--- BEGIN DATA TO USE ---

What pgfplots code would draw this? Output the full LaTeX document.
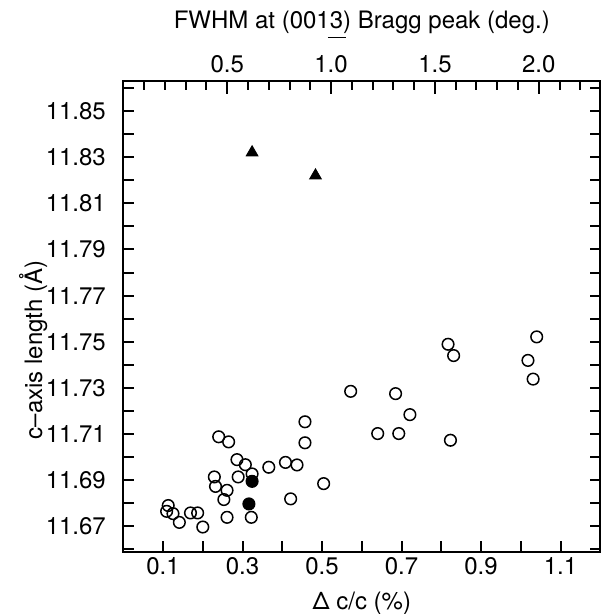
\documentclass[border=0pt]{standalone}
\usepackage{fontspec}
\setmainfont{TeX Gyre Heros}
\usepackage{pgfplots}
\pgfplotsset{compat=1.18}

\pgfplotstableread{
x y
0.572 11.7285
0.457 11.7153
0.457 11.7062
0.240 11.7088
0.265 11.7066
0.286 11.6989
0.307 11.6967
0.324 11.6927
0.289 11.6914
0.366 11.6956
0.408 11.6977
0.437 11.6966
0.504 11.6885
0.421 11.6819
0.229 11.6914
0.232 11.6873
0.261 11.6856
0.253 11.6816
0.261 11.6739
0.322 11.6739
0.113 11.6790
0.109 11.6765
0.125 11.6755
0.141 11.6717
0.169 11.6758
0.187 11.6758
0.200 11.6697
0.817 11.7489
0.831 11.7440
0.685 11.7275
0.721 11.7184
0.640 11.7102
0.693 11.7102
0.823 11.7073
1.040 11.7521
1.018 11.7419
1.031 11.7338
}\opendata

\pgfplotstableread{
x y
0.324 11.6895
0.316 11.6797
}\filleddata

\pgfplotstableread{
x y
0.324 11.832
0.4835 11.822
}\triangledata

\pgfplotsset{every axis/.append style={font=\fontsize{12}{14}\selectfont}}

\begin{document}
\begin{tikzpicture}
\begin{axis}[
  name=main,
  scale only axis,
  width=238.5pt, height=235.35pt,
  xmin=0, xmax=1.2,
  ymin=11.659, ymax=11.863,
  axis line style={line width=1pt},
  every tick/.style={line width=1pt, black},
  tick align=inside,
  major tick length=5.3pt,
  xtick pos=bottom,
  ytick pos=both,
  xtick={0.1,0.2,0.3,0.4,0.5,0.6,0.7,0.8,0.9,1.0,1.1},
  xticklabels={0.1,,0.3,,0.5,,0.7,,0.9,,1.1},
  ytick={11.66,11.67,11.68,11.69,11.70,11.71,11.72,11.73,11.74,11.75,11.76,11.77,11.78,11.79,11.80,11.81,11.82,11.83,11.84,11.85,11.86},
  yticklabels={,11.67,,11.69,,11.71,,11.73,,11.75,,11.77,,11.79,,11.81,,11.83,,11.85,},
  yticklabel style={xshift=-5.2pt},
  xticklabel style={yshift=0.8pt},
  xlabel={Δ c/c (\%)},
  xlabel style={at={(axis description cs:0.5,-0.122)}, anchor=base},
  ylabel={c--axis length (Å)},
  ylabel style={at={(axis description cs:-0.189,0.4285)}, anchor=center, rotate=0},
  clip=false,
]
\addplot[only marks, mark=o, mark size=2.9pt, mark options={line width=0.75pt, black}] table[x=x,y=y] {\opendata};
\addplot[only marks, mark=*, mark size=2.9pt, mark options={line width=0.75pt, black, fill=black}] table[x=x,y=y] {\filleddata};
\addplot[only marks, mark=triangle*, mark size=3.4pt, mark options={black, fill=black}] table[x=x,y=y] {\triangledata};
\end{axis}
\begin{axis}[
  scale only axis,
  width=238.5pt, height=235.35pt,
  xmin=0, xmax=2.296,
  ymin=0, ymax=1,
  hide y axis,
  axis line style={line width=1pt},
  every tick/.style={line width=1pt, black},
  tick align=inside,
  major tick length=6.3pt,
  minor tick length=4.5pt,
  xtick pos=top,
  xticklabel pos=top,
  xtick={0.5,1.0,1.5,2.0},
  xticklabels={0.5,1.0,1.5,2.0},
  minor xtick={0.1,0.2,0.3,0.4,0.6,0.7,0.8,0.9,1.1,1.2,1.3,1.4,1.6,1.7,1.8,1.9,2.1,2.2},
  xticklabel style={yshift=0.6pt},
  xlabel={FWHM at (001\makebox[0pt][l]{\hspace{-1pt}\rule[-5pt]{9pt}{0.7pt}}3) Bragg peak (deg.)},
  xlabel style={at={(axis description cs:0.5,1.112)}, anchor=base},
]
\end{axis}
\pgfresetboundingbox
\path ([shift={(-61.65pt,-31.15pt)}]main.south west) rectangle ([shift={(0.85pt,40.5pt)}]main.north east);
\end{tikzpicture}
\end{document}
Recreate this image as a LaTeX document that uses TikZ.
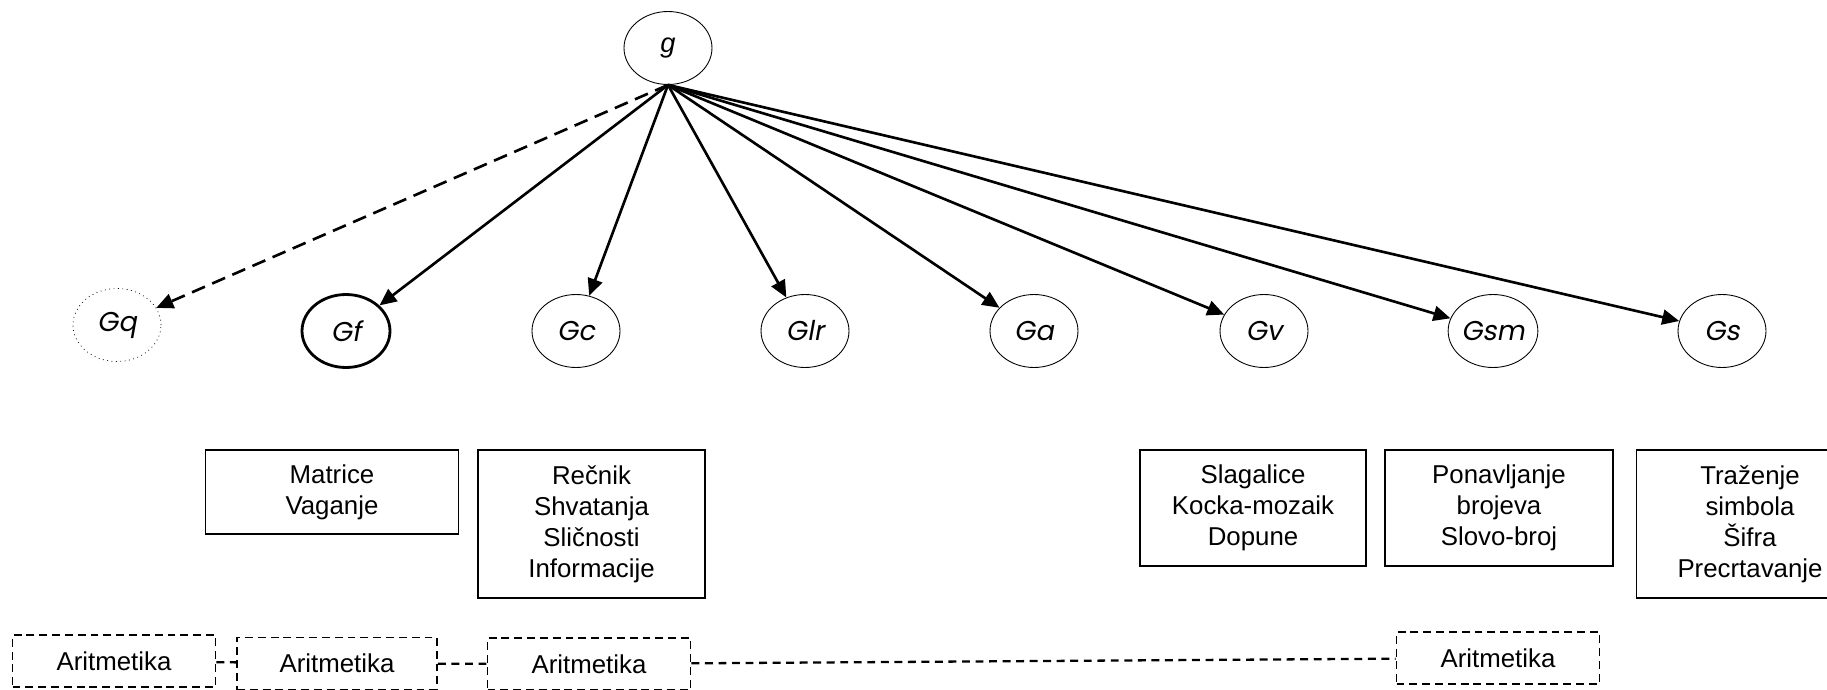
\documentclass[tikz,border=0pt]{standalone}
\usepackage{fontspec}
\setmainfont{Liberation Sans}
\newfontfamily\gfont{Poppins}[FakeSlant=0.18]
\usepackage{tikz}
\usetikzlibrary{arrows.meta,shapes.geometric}

\begin{document}
\begin{tikzpicture}[x=0.02cm, y=-0.02cm, every node/.style={font=\fontsize{14.7}{17.6}\selectfont}]

% Define styles
\tikzstyle{factor} = [draw, ellipse, line width=0.5pt, minimum width=1.76cm, minimum height=1.46cm, inner sep=0pt, font=\fontsize{15.5}{18}\selectfont\gfont]
\tikzstyle{link} = [line width=1.5pt, -{Triangle[length=0.34cm, width=0.3cm]}]
\tikzstyle{subtest} = [draw, line width=0.9pt, align=center, inner sep=0pt]
\tikzstyle{optional} = [draw, dash pattern=on 4.5pt off 2.8pt, line width=1.1pt, minimum width=4.06cm, minimum height=1.04cm, inner sep=0pt]
\tikzstyle{optlink} = [dash pattern=on 4.5pt off 3.2pt, line width=1.3pt]

\useasboundingbox (0,0) rectangle (1827,690);

% General factor
\node[factor, font=\fontsize{15.5}{18}\selectfont\itshape] (g) at (668,48) {g};

% Broad abilities
\node[factor, dotted, line width=0.4pt] (Gq) at (117,325) {Gq};
\node[factor, line width=1.6pt] (Gf) at (346,331) {Gf};
\foreach \name/\x in {Gc/576, Glr/805, Ga/1034, Gv/1264, Gsm/1493, Gs/1722}
  \node[factor] (\name) at (\x,331) {\name};

% Arrows from g
\draw[link, dash pattern=on 8pt off 4.5pt] (g.south) -- (Gq);
\foreach \name in {Gf,Gc,Glr,Ga,Gv,Gsm,Gs}
  \draw[link] (g.south) -- (\name);

% Subtests
\node[subtest, minimum width=5.06cm, minimum height=1.68cm] (fsub) at (332,492) {Matrice\\Vaganje};
\node[subtest, minimum width=4.54cm, minimum height=2.96cm] (csub) at (591.5,524) {Rečnik\\Shvatanja\\Sličnosti\\Informacije};
\node[subtest, minimum width=4.52cm, minimum height=2.32cm] (vsub) at (1253,508) {Slagalice\\Kocka-mozaik\\Dopune};
\node[subtest, minimum width=4.56cm, minimum height=2.32cm] (smsub) at (1499,508) {Ponavljanje\\brojeva\\Slovo-broj};
\node[subtest, minimum width=4.54cm, minimum height=2.96cm] (ssub) at (1750,524) {Traženje\\simbola\\Šifra\\Precrtavanje};

% Aritmetika (optional)
\node[optional] (ar1) at (114,661) {Aritmetika};
\node[optional, minimum width=4cm] (ar2) at (337,663.5) {Aritmetika};
\node[optional] (ar3) at (589,664) {Aritmetika};
\node[optional] (ar4) at (1498,658) {Aritmetika};
\draw[optlink] (ar1) -- (ar2);
\draw[optlink] (ar2) -- (ar3);
\draw[optlink] (ar3) -- (ar4);

\end{tikzpicture}
\end{document}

--- END DATA TO USE ---

## TASK BRIEF
Sift the material for lines with the string "draw". Copy each one found.

## EXERCISE RESULT
What pgfplots code would draw this? Output the full LaTeX document.
\tikzstyle{factor} = [draw, ellipse, line width=0.5pt, minimum width=1.76cm, minimum height=1.46cm, inner sep=0pt, font=\fontsize{15.5}{18}\selectfont\gfont]
\tikzstyle{subtest} = [draw, line width=0.9pt, align=center, inner sep=0pt]
\tikzstyle{optional} = [draw, dash pattern=on 4.5pt off 2.8pt, line width=1.1pt, minimum width=4.06cm, minimum height=1.04cm, inner sep=0pt]
\draw[link, dash pattern=on 8pt off 4.5pt] (g.south) -- (Gq);
  \draw[link] (g.south) -- (\name);
\draw[optlink] (ar1) -- (ar2);
\draw[optlink] (ar2) -- (ar3);
\draw[optlink] (ar3) -- (ar4);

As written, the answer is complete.